Um raio-X e meses de análises científicas revelaram que, por baixo das camadas de tinta de “Pintura”, obra realizada pelo pintor espanhol Joan Miró entre 1925 e 1927, escondia-se um retrato da mãe do artista, informou o jornal britânico The Guardian. Sim, Miró pintou sobre a imagem da própria mãe.
À época, o espanhol já havia descoberto as vanguardas em Paris e buscava um estilo para chamar de seu — destruindo as esperanças de seus pais de que ele se contentaria com um emprego estável de escriturário.
Para Marko Daniel, diretor da Fundação Joan Miró, em Barcelona, a obra expressa o compromisso do pintor com a exploração “das convenções da pintura” e “do espaço pictórico”. No entanto, especula ele, talvez “Pintura” também represente a tentativa de Miró de se livrar das restrições da família burguesa — afinal, ele não escondia seu desejo de “assassinar a pintura”.
Um raio-X antigo já indicava que havia algo sob as camadas de tinta de “Pintura”. No ano passado, a equipe de restauradores da Fundação recorreu a um novo raio-X e a recursos tecnológicos como luz ultravioleta e infravermelha, luz rasante visível, luz transmitida e imagens hiperespectrais e descobriu o retrato de uma bem-vestida mulher de meia-idade, pintada num estilo que não poderia ser mais distante do de Miró.
Os restauradores perceberam que os brincos e o broche no pescoço da mulher correspondiam aos três pontos de tinta em relevo visíveis na superfície da tela. “Tínhamos uma imagem de alta qualidade do retrato, que parecia quase uma foto, mas não sabíamos quem era”, disse ao Guardian a chefe dos restauradores da Fundação Joan Miró, Elisabet Serrat.

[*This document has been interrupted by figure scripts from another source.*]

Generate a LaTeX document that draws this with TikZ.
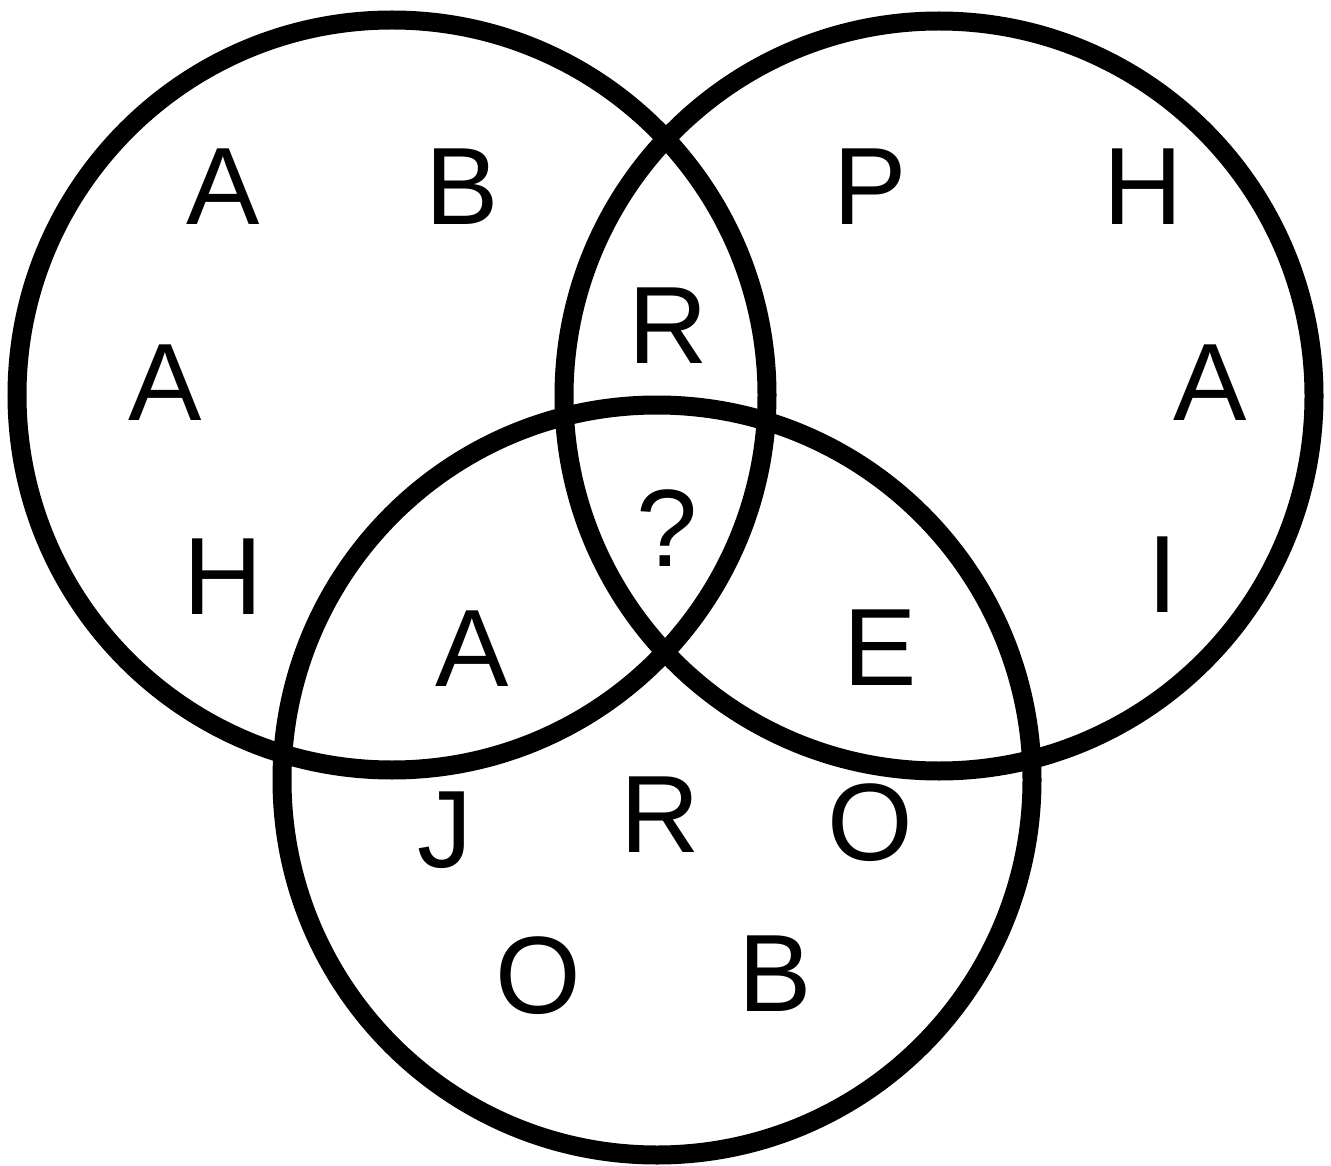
\documentclass[tikz,border=0pt]{standalone}
\usepackage{fontspec}
\setmainfont{Liberation Sans}
\begin{document}
\begin{tikzpicture}[x=1pt,y=-1pt,
  ring/.style={draw=black,line width=19pt},
  lab/.style={anchor=base,inner sep=0pt,font=\fontsize{110}{110}\selectfont}]
\useasboundingbox (0,0) rectangle (1331,1166);
\fill[white] (0,0) rectangle (1331,1166);
\draw[ring] (392,395) circle (375);
\draw[ring] (939,396) circle (375);
\draw[ring] (657,780) circle (375);
\node[lab] (a1) at (223,225) {A};
\node[lab] (b1) at (462,225) {B};
\node[lab] (p1) at (870,225) {P};
\node[lab] (h1) at (1143,225) {H};
\node[lab] (r1) at (668,363) {R};
\node[lab] (a2) at (165,420) {A};
\node[lab] (a3) at (1210,420) {A};
\node[lab] (q) at (667,566) {?};
\node[lab] (h2) at (223,614) {H};
\node[lab] (i1) at (1163,612) {I};
\node[lab] (a4) at (472,686) {A};
\node[lab] (e1) at (880,685) {E};
\node[lab] (j1) at (445,867) {J};
\node[lab] (r2) at (660,852) {R};
\node[lab] (o1) at (870,860) {O};
\node[lab] (o2) at (538,1013) {O};
\node[lab] (b2) at (775,1011) {B};
\end{tikzpicture}
\end{document}
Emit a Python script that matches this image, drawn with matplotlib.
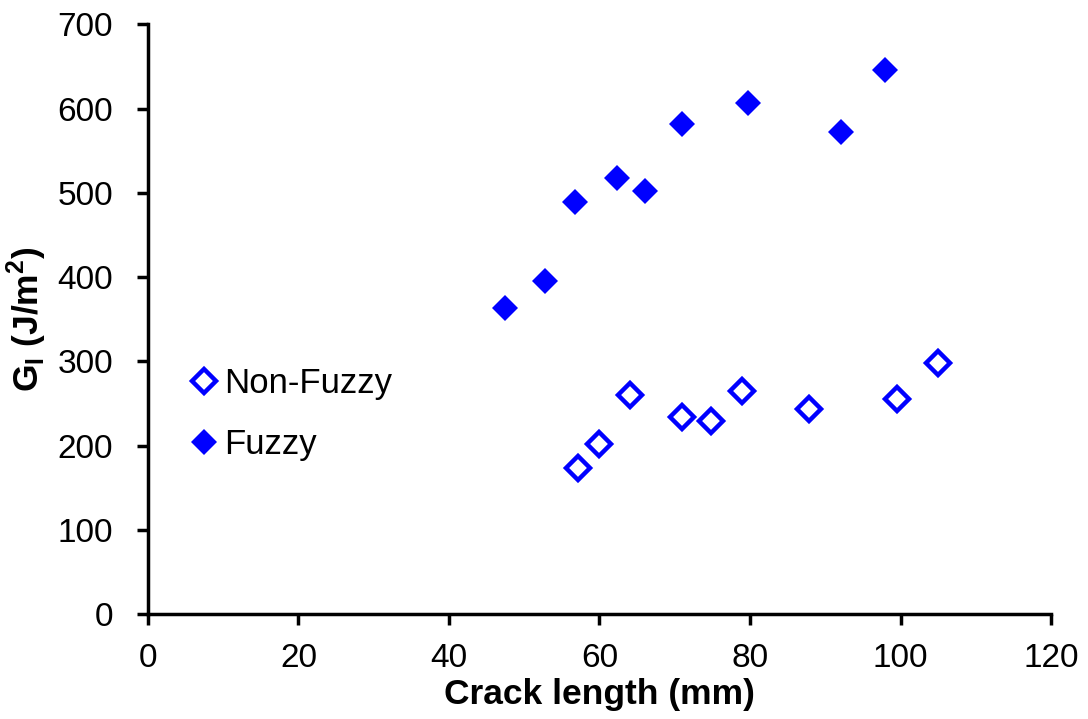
import matplotlib.pyplot as plt

plt.rcParams['font.family'] = ['Liberation Sans', 'DejaVu Sans']

# crack length (mm) and G_I (J/m^2)
nonfuzzy_x = [57.2, 59.9, 64.1, 70.9, 74.8, 78.9, 87.8, 99.6, 105.0]
nonfuzzy_y = [173, 202, 260, 234, 229, 265, 243, 255, 298]

fuzzy_x = [47.5, 52.8, 56.8, 62.3, 66.1, 70.9, 79.8, 92.1, 97.9]
fuzzy_y = [363, 395, 489, 518, 502, 582, 607, 572, 646]

xticks = [0, 20, 40, 60, 80, 100, 120]
yticks = [0, 100, 200, 300, 400, 500, 600, 700]

fig = plt.figure(figsize=(10.88, 7.19), dpi=100)
ax = fig.add_axes([0.136, 0.146, 0.830, 0.820])

ax.plot(nonfuzzy_x, nonfuzzy_y, linestyle='none', marker='D', markersize=12,
        markerfacecolor='white', markeredgecolor='#0000ff', markeredgewidth=3.2,
        label='Non-Fuzzy')
ax.plot(fuzzy_x, fuzzy_y, linestyle='none', marker='D', markersize=13.5,
        color='#0000ff', markeredgewidth=0, label='Fuzzy')

ax.set_xlim(0, 120)
ax.set_ylim(0, 700)
ax.set_xticks(xticks)
ax.set_yticks(yticks)
ax.tick_params(labelsize=24, width=2.5, length=8, direction='out')
ax.tick_params(axis='y', pad=17)
ax.tick_params(axis='x', pad=13)

for side in ['top', 'right']:
    ax.spines[side].set_visible(False)
for side in ['left', 'bottom']:
    ax.spines[side].set_linewidth(2.5)

ax.set_xlabel('Crack length (mm)', fontsize=25.5, fontweight='bold', labelpad=3)
ax.set_ylabel(r'G$_\mathregular{I}$ (J/m$^\mathregular{2}$)', fontsize=25.5,
              fontweight='bold', labelpad=6)

ax.legend(loc='center left', bbox_to_anchor=(0.05, 0.339), frameon=False,
          fontsize=25, handlelength=0.6, handletextpad=0.3, labelspacing=0.8,
          borderaxespad=0, borderpad=0)

fig.savefig('out.png', dpi=100)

Em busca da identidade daquela mulher, Serrat seguiu para a Fundação Mas Miró, museu criado na casa de campo onde a família passava os verões. Mas nenhum retrato lá se parecia com a mulher de “Pintura”. O diretor do museu, então, sugeriu que ela fosse atrás de pistas em Maiorca, onde Miró também viveu e trabalhou.
A dica foi certeira. No estúdio de Miró em Son Boter, Serrat encontrou um retrato de 1907 assinado por Cristòfol Montserrat Jorba que mostrava uma mulher idêntica à de “Pintura”. Era Dolors Ferrà i Oromí, a mãe de Miró. As únicas diferenças entre o retrato de Maiorca e o de “Pintura” são os brincos e o vestido da modelo.
Mas por que Miró pintaria sobre um retrato da própria mãe? Para os representantes da Fundação Joan Miró, a decisão do pintor foi um ato deliberado e uma antecipação da técnica de sobrepintura, que ele posteriormente aplicaria a suas próprias obras. No fim da vida, Miró também pintou sobre telas de artistas que considerava medíocres.
“Foi um ato de rebeldia”, disse Marko Daniel. “Miró já tinha 32 anos quando fez isso, então não foi uma rebeldia juvenil contra seus pais, mas contra o tipo de mundo que eles representavam: suas aspirações de classe média de parecer um pouco mais nobres do que realmente eram”, opinou o diretor da Fundação Joan Miró.
A descoberta do retrato escondido sob “Pintura” será apresentada na exposição “Sob as camadas de Miró: uma investigação científica”, na Fundação, e no documentário “O segredo de Miró”.